▸ **Goal of the exercise**:
Extract, exactly, the lines from the line containing "Recreate this image" to the line containing "Arial, Helvetica, sans-serif';", with both lines included and any pictures left out.

▸ **Record set**:
┌────────

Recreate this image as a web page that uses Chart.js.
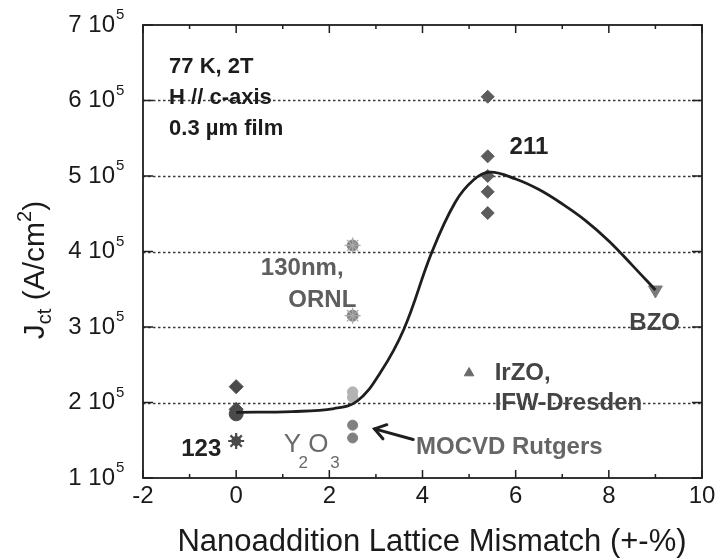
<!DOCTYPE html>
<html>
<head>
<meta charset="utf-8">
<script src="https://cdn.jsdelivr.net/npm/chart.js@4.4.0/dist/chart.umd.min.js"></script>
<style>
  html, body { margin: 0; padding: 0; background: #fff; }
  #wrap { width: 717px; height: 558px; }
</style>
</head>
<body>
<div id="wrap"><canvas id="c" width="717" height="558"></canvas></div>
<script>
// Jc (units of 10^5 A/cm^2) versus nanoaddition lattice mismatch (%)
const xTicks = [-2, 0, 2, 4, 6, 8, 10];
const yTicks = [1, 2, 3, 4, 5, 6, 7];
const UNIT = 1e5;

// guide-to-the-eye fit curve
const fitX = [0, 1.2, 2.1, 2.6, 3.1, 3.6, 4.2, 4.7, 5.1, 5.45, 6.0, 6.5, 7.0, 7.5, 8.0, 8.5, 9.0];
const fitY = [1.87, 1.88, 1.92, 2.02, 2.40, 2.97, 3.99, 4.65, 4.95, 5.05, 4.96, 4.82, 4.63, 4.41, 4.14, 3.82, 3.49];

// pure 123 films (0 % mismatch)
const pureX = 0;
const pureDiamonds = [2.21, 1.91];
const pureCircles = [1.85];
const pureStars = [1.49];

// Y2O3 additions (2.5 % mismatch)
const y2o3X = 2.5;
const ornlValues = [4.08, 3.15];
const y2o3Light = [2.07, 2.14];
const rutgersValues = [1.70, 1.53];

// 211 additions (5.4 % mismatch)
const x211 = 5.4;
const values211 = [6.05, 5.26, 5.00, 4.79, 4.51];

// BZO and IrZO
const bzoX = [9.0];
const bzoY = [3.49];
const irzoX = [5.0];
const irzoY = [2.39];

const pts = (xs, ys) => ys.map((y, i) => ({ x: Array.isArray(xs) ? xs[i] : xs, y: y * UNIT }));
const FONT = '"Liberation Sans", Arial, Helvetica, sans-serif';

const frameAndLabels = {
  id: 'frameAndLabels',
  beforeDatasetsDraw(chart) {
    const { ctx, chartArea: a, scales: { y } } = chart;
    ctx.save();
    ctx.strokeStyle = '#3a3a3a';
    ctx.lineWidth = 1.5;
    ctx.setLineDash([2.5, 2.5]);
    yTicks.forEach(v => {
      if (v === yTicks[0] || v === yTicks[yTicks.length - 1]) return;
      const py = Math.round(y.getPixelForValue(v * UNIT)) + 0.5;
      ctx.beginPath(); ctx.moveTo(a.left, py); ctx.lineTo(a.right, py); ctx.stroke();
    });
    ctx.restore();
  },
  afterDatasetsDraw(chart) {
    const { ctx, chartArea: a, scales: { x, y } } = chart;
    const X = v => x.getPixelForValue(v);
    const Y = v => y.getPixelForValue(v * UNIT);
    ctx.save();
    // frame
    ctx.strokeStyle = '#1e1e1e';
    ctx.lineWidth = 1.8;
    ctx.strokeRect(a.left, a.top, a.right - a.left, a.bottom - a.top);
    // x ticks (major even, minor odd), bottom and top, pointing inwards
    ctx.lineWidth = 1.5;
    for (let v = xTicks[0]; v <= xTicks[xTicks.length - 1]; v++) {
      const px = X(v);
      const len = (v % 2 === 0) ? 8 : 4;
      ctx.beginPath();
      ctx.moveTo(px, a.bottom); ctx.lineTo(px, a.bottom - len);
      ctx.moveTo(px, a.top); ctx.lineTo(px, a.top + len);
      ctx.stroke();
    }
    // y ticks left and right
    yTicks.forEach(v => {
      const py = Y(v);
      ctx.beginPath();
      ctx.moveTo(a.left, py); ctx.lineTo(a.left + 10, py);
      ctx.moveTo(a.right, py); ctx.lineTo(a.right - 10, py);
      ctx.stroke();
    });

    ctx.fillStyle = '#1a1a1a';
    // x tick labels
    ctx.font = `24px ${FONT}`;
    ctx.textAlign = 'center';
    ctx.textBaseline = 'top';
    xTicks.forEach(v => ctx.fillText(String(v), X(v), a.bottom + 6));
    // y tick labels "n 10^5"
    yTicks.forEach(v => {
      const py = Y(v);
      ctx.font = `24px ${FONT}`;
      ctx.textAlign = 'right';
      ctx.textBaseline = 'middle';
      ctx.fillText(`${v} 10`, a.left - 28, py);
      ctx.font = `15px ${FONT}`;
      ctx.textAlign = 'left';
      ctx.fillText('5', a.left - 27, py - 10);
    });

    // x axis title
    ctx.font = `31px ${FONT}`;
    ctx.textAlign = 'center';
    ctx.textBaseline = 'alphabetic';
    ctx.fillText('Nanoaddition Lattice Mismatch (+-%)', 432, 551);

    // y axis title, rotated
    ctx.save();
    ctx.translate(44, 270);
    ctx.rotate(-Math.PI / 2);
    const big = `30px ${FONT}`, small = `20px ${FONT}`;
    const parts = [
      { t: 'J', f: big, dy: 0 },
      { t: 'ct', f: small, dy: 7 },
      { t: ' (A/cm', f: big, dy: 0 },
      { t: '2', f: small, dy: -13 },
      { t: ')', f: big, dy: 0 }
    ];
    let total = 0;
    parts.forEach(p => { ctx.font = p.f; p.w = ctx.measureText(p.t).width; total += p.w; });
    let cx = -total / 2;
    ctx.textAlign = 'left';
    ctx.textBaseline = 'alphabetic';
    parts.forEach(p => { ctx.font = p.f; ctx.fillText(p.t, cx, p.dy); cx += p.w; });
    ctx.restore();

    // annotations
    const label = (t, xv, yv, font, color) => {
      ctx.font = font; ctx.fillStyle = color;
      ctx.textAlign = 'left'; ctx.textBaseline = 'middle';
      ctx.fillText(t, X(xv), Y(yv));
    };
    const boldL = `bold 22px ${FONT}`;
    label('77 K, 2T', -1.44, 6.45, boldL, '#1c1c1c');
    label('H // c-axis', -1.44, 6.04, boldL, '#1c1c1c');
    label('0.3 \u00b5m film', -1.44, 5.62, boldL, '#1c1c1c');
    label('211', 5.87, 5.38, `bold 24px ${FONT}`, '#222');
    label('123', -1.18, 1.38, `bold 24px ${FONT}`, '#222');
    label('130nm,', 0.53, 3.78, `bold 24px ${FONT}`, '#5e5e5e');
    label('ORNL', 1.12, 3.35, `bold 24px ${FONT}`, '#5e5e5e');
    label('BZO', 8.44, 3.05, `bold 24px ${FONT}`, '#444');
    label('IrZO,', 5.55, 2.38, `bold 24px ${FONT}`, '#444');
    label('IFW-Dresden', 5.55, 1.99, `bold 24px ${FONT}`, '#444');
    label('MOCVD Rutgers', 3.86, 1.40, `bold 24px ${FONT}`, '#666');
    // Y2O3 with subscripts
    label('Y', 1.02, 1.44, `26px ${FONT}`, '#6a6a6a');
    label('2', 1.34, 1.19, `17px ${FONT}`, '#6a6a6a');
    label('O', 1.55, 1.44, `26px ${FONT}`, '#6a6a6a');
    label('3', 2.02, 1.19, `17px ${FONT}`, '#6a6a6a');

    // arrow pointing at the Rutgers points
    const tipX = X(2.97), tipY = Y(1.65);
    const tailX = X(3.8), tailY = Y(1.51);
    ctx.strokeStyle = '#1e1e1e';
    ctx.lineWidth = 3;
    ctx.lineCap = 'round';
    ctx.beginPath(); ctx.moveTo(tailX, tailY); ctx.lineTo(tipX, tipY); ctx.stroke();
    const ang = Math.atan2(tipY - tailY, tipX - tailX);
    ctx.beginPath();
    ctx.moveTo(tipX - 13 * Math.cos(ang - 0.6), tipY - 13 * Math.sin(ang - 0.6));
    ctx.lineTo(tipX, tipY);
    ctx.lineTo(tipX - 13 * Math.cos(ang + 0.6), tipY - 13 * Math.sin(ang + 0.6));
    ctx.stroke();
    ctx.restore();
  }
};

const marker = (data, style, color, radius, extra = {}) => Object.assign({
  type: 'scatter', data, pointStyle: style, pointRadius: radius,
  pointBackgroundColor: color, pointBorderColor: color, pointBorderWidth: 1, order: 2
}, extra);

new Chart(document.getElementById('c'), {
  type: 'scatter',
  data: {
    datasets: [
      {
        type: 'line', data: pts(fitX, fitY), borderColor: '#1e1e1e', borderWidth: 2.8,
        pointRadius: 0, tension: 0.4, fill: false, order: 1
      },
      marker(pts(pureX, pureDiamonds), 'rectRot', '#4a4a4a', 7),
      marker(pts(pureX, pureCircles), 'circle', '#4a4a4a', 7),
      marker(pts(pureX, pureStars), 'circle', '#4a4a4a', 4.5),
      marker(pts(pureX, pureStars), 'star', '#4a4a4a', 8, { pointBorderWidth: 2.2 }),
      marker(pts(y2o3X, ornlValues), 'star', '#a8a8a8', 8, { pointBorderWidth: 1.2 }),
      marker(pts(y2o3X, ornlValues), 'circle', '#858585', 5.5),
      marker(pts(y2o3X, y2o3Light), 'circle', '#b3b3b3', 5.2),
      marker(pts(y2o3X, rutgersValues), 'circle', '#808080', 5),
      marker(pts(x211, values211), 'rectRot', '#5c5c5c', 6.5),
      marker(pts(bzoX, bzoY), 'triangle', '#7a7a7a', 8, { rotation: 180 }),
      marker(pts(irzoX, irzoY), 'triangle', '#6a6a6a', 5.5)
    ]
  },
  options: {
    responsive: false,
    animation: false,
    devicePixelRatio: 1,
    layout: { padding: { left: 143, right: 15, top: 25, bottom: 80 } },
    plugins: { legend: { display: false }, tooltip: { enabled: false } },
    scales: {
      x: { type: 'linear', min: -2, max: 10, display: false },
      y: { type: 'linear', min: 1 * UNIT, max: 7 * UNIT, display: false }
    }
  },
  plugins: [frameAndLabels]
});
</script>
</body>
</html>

└────────
┌────────

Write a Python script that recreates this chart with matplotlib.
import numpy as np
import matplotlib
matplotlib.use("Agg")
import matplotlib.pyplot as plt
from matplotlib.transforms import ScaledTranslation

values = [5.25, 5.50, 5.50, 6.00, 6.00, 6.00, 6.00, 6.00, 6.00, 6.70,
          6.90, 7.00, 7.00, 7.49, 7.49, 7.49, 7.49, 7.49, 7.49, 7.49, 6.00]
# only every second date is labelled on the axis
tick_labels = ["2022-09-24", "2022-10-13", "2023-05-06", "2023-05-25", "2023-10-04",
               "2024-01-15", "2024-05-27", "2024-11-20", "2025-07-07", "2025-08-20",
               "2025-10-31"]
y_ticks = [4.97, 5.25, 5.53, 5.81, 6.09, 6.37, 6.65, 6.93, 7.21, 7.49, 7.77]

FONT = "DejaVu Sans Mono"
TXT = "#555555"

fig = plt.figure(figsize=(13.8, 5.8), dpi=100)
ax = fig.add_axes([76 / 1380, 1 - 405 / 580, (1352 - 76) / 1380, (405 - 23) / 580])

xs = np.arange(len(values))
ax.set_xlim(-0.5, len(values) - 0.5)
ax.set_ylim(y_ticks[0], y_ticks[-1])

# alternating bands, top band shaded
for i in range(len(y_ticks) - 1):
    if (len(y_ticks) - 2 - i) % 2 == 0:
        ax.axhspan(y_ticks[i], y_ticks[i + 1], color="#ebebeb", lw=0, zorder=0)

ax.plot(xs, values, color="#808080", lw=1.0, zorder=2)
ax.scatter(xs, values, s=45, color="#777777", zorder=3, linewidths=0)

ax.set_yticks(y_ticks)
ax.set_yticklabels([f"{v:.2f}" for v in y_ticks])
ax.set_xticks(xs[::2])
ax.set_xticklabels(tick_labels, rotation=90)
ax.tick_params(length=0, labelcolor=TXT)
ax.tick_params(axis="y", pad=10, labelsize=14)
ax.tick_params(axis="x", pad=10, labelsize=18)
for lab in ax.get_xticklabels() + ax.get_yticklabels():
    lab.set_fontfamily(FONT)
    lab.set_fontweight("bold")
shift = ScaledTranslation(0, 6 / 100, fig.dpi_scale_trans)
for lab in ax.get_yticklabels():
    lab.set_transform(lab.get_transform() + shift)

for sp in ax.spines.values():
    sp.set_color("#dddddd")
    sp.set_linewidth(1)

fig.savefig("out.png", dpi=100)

└────────

▸ **Solution for this exercise**:
Recreate this image as a web page that uses Chart.js.
<!DOCTYPE html>
<html>
<head>
<meta charset="utf-8">
<script src="https://cdn.jsdelivr.net/npm/chart.js@4.4.0/dist/chart.umd.min.js"></script>
<style>
  html, body { margin: 0; padding: 0; background: #fff; }
  #wrap { width: 717px; height: 558px; }
</style>
</head>
<body>
<div id="wrap"><canvas id="c" width="717" height="558"></canvas></div>
<script>
// Jc (units of 10^5 A/cm^2) versus nanoaddition lattice mismatch (%)
const xTicks = [-2, 0, 2, 4, 6, 8, 10];
const yTicks = [1, 2, 3, 4, 5, 6, 7];
const UNIT = 1e5;

// guide-to-the-eye fit curve
const fitX = [0, 1.2, 2.1, 2.6, 3.1, 3.6, 4.2, 4.7, 5.1, 5.45, 6.0, 6.5, 7.0, 7.5, 8.0, 8.5, 9.0];
const fitY = [1.87, 1.88, 1.92, 2.02, 2.40, 2.97, 3.99, 4.65, 4.95, 5.05, 4.96, 4.82, 4.63, 4.41, 4.14, 3.82, 3.49];

// pure 123 films (0 % mismatch)
const pureX = 0;
const pureDiamonds = [2.21, 1.91];
const pureCircles = [1.85];
const pureStars = [1.49];

// Y2O3 additions (2.5 % mismatch)
const y2o3X = 2.5;
const ornlValues = [4.08, 3.15];
const y2o3Light = [2.07, 2.14];
const rutgersValues = [1.70, 1.53];

// 211 additions (5.4 % mismatch)
const x211 = 5.4;
const values211 = [6.05, 5.26, 5.00, 4.79, 4.51];

// BZO and IrZO
const bzoX = [9.0];
const bzoY = [3.49];
const irzoX = [5.0];
const irzoY = [2.39];

const pts = (xs, ys) => ys.map((y, i) => ({ x: Array.isArray(xs) ? xs[i] : xs, y: y * UNIT }));
const FONT = '"Liberation Sans", Arial, Helvetica, sans-serif';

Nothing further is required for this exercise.